## WORK TO DO
Output the lines that follow exactly as they are.

## GIVEN MATERIAL
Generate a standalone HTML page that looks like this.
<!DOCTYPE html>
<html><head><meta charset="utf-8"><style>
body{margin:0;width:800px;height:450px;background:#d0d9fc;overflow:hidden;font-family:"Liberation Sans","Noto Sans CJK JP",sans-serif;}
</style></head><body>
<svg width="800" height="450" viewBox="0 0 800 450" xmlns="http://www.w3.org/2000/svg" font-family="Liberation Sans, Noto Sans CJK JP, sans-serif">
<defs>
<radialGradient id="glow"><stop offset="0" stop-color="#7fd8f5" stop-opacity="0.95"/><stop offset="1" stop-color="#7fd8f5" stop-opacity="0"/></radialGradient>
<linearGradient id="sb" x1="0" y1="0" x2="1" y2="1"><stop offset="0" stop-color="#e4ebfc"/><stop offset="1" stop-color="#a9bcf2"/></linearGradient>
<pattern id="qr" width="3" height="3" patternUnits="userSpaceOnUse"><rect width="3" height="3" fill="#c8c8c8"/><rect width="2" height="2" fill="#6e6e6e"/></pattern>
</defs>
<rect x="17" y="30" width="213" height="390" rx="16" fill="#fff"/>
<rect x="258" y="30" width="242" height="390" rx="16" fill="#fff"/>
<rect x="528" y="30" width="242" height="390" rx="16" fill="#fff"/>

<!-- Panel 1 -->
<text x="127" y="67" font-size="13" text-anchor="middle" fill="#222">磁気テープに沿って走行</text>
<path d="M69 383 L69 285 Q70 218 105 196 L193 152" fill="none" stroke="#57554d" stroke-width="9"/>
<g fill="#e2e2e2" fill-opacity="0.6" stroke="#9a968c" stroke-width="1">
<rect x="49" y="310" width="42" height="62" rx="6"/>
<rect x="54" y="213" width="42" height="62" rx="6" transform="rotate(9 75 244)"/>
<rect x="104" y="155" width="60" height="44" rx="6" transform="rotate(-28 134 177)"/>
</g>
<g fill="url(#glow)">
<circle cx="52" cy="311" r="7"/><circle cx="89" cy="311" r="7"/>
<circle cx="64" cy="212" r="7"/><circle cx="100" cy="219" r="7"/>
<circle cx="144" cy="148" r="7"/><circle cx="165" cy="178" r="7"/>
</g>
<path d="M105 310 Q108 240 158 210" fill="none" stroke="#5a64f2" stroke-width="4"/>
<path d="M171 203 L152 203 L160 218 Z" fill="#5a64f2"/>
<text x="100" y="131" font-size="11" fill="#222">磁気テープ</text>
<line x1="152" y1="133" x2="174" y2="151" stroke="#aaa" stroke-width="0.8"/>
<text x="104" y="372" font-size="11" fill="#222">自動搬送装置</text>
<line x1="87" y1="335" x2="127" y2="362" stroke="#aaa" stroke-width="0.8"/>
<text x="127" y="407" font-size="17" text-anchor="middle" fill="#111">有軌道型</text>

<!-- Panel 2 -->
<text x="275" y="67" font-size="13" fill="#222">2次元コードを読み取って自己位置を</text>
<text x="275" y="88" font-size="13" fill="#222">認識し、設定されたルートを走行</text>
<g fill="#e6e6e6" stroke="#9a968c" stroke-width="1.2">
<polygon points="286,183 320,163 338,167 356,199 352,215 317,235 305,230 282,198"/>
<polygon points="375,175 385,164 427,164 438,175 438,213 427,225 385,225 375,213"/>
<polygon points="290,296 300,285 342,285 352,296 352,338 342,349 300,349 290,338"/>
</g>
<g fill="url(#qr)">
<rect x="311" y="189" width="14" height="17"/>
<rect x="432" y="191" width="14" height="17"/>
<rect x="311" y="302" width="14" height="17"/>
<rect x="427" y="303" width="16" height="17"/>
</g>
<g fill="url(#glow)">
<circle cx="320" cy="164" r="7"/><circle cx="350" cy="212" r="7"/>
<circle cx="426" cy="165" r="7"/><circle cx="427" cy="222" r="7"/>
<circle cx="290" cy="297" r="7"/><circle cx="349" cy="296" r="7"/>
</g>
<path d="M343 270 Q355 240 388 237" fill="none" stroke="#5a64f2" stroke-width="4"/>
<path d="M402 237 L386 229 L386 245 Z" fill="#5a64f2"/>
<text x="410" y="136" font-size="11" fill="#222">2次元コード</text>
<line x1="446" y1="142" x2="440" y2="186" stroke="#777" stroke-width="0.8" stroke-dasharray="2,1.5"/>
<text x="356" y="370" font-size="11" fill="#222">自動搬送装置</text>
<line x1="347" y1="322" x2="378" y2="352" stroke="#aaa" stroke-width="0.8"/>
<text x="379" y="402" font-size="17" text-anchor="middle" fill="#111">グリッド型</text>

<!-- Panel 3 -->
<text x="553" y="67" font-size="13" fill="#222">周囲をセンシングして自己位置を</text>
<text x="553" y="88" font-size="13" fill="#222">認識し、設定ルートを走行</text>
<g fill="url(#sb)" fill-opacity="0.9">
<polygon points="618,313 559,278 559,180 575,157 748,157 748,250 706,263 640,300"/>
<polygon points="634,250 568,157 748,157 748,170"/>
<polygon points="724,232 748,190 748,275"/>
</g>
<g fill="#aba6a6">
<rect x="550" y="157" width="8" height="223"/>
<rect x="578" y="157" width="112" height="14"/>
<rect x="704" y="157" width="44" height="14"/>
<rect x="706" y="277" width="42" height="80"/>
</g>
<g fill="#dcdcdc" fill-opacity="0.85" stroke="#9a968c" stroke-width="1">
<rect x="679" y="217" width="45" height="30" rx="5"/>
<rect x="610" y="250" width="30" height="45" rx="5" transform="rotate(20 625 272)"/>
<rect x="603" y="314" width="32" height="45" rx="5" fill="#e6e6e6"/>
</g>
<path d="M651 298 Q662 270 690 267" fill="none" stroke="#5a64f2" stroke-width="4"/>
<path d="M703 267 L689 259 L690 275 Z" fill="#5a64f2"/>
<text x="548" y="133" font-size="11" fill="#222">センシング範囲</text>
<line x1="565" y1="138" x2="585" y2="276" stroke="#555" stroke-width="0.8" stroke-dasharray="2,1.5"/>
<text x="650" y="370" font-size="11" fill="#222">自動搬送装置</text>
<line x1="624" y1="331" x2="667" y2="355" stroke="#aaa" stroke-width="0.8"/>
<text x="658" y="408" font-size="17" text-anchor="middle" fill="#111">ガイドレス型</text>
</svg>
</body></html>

## EXERCISE RESPONSE
Generate a standalone HTML page that looks like this.
<!DOCTYPE html>
<html><head><meta charset="utf-8"><style>
body{margin:0;width:800px;height:450px;background:#d0d9fc;overflow:hidden;font-family:"Liberation Sans","Noto Sans CJK JP",sans-serif;}
</style></head><body>
<svg width="800" height="450" viewBox="0 0 800 450" xmlns="http://www.w3.org/2000/svg" font-family="Liberation Sans, Noto Sans CJK JP, sans-serif">
<defs>
<radialGradient id="glow"><stop offset="0" stop-color="#7fd8f5" stop-opacity="0.95"/><stop offset="1" stop-color="#7fd8f5" stop-opacity="0"/></radialGradient>
<linearGradient id="sb" x1="0" y1="0" x2="1" y2="1"><stop offset="0" stop-color="#e4ebfc"/><stop offset="1" stop-color="#a9bcf2"/></linearGradient>
<pattern id="qr" width="3" height="3" patternUnits="userSpaceOnUse"><rect width="3" height="3" fill="#c8c8c8"/><rect width="2" height="2" fill="#6e6e6e"/></pattern>
</defs>
<rect x="17" y="30" width="213" height="390" rx="16" fill="#fff"/>
<rect x="258" y="30" width="242" height="390" rx="16" fill="#fff"/>
<rect x="528" y="30" width="242" height="390" rx="16" fill="#fff"/>

<!-- Panel 1 -->
<text x="127" y="67" font-size="13" text-anchor="middle" fill="#222">磁気テープに沿って走行</text>
<path d="M69 383 L69 285 Q70 218 105 196 L193 152" fill="none" stroke="#57554d" stroke-width="9"/>
<g fill="#e2e2e2" fill-opacity="0.6" stroke="#9a968c" stroke-width="1">
<rect x="49" y="310" width="42" height="62" rx="6"/>
<rect x="54" y="213" width="42" height="62" rx="6" transform="rotate(9 75 244)"/>
<rect x="104" y="155" width="60" height="44" rx="6" transform="rotate(-28 134 177)"/>
</g>
<g fill="url(#glow)">
<circle cx="52" cy="311" r="7"/><circle cx="89" cy="311" r="7"/>
<circle cx="64" cy="212" r="7"/><circle cx="100" cy="219" r="7"/>
<circle cx="144" cy="148" r="7"/><circle cx="165" cy="178" r="7"/>
</g>
<path d="M105 310 Q108 240 158 210" fill="none" stroke="#5a64f2" stroke-width="4"/>
<path d="M171 203 L152 203 L160 218 Z" fill="#5a64f2"/>
<text x="100" y="131" font-size="11" fill="#222">磁気テープ</text>
<line x1="152" y1="133" x2="174" y2="151" stroke="#aaa" stroke-width="0.8"/>
<text x="104" y="372" font-size="11" fill="#222">自動搬送装置</text>
<line x1="87" y1="335" x2="127" y2="362" stroke="#aaa" stroke-width="0.8"/>
<text x="127" y="407" font-size="17" text-anchor="middle" fill="#111">有軌道型</text>

<!-- Panel 2 -->
<text x="275" y="67" font-size="13" fill="#222">2次元コードを読み取って自己位置を</text>
<text x="275" y="88" font-size="13" fill="#222">認識し、設定されたルートを走行</text>
<g fill="#e6e6e6" stroke="#9a968c" stroke-width="1.2">
<polygon points="286,183 320,163 338,167 356,199 352,215 317,235 305,230 282,198"/>
<polygon points="375,175 385,164 427,164 438,175 438,213 427,225 385,225 375,213"/>
<polygon points="290,296 300,285 342,285 352,296 352,338 342,349 300,349 290,338"/>
</g>
<g fill="url(#qr)">
<rect x="311" y="189" width="14" height="17"/>
<rect x="432" y="191" width="14" height="17"/>
<rect x="311" y="302" width="14" height="17"/>
<rect x="427" y="303" width="16" height="17"/>
</g>
<g fill="url(#glow)">
<circle cx="320" cy="164" r="7"/><circle cx="350" cy="212" r="7"/>
<circle cx="426" cy="165" r="7"/><circle cx="427" cy="222" r="7"/>
<circle cx="290" cy="297" r="7"/><circle cx="349" cy="296" r="7"/>
</g>
<path d="M343 270 Q355 240 388 237" fill="none" stroke="#5a64f2" stroke-width="4"/>
<path d="M402 237 L386 229 L386 245 Z" fill="#5a64f2"/>
<text x="410" y="136" font-size="11" fill="#222">2次元コード</text>
<line x1="446" y1="142" x2="440" y2="186" stroke="#777" stroke-width="0.8" stroke-dasharray="2,1.5"/>
<text x="356" y="370" font-size="11" fill="#222">自動搬送装置</text>
<line x1="347" y1="322" x2="378" y2="352" stroke="#aaa" stroke-width="0.8"/>
<text x="379" y="402" font-size="17" text-anchor="middle" fill="#111">グリッド型</text>

<!-- Panel 3 -->
<text x="553" y="67" font-size="13" fill="#222">周囲をセンシングして自己位置を</text>
<text x="553" y="88" font-size="13" fill="#222">認識し、設定ルートを走行</text>
<g fill="url(#sb)" fill-opacity="0.9">
<polygon points="618,313 559,278 559,180 575,157 748,157 748,250 706,263 640,300"/>
<polygon points="634,250 568,157 748,157 748,170"/>
<polygon points="724,232 748,190 748,275"/>
</g>
<g fill="#aba6a6">
<rect x="550" y="157" width="8" height="223"/>
<rect x="578" y="157" width="112" height="14"/>
<rect x="704" y="157" width="44" height="14"/>
<rect x="706" y="277" width="42" height="80"/>
</g>
<g fill="#dcdcdc" fill-opacity="0.85" stroke="#9a968c" stroke-width="1">
<rect x="679" y="217" width="45" height="30" rx="5"/>
<rect x="610" y="250" width="30" height="45" rx="5" transform="rotate(20 625 272)"/>
<rect x="603" y="314" width="32" height="45" rx="5" fill="#e6e6e6"/>
</g>
<path d="M651 298 Q662 270 690 267" fill="none" stroke="#5a64f2" stroke-width="4"/>
<path d="M703 267 L689 259 L690 275 Z" fill="#5a64f2"/>
<text x="548" y="133" font-size="11" fill="#222">センシング範囲</text>
<line x1="565" y1="138" x2="585" y2="276" stroke="#555" stroke-width="0.8" stroke-dasharray="2,1.5"/>
<text x="650" y="370" font-size="11" fill="#222">自動搬送装置</text>
<line x1="624" y1="331" x2="667" y2="355" stroke="#aaa" stroke-width="0.8"/>
<text x="658" y="408" font-size="17" text-anchor="middle" fill="#111">ガイドレス型</text>
</svg>
</body></html>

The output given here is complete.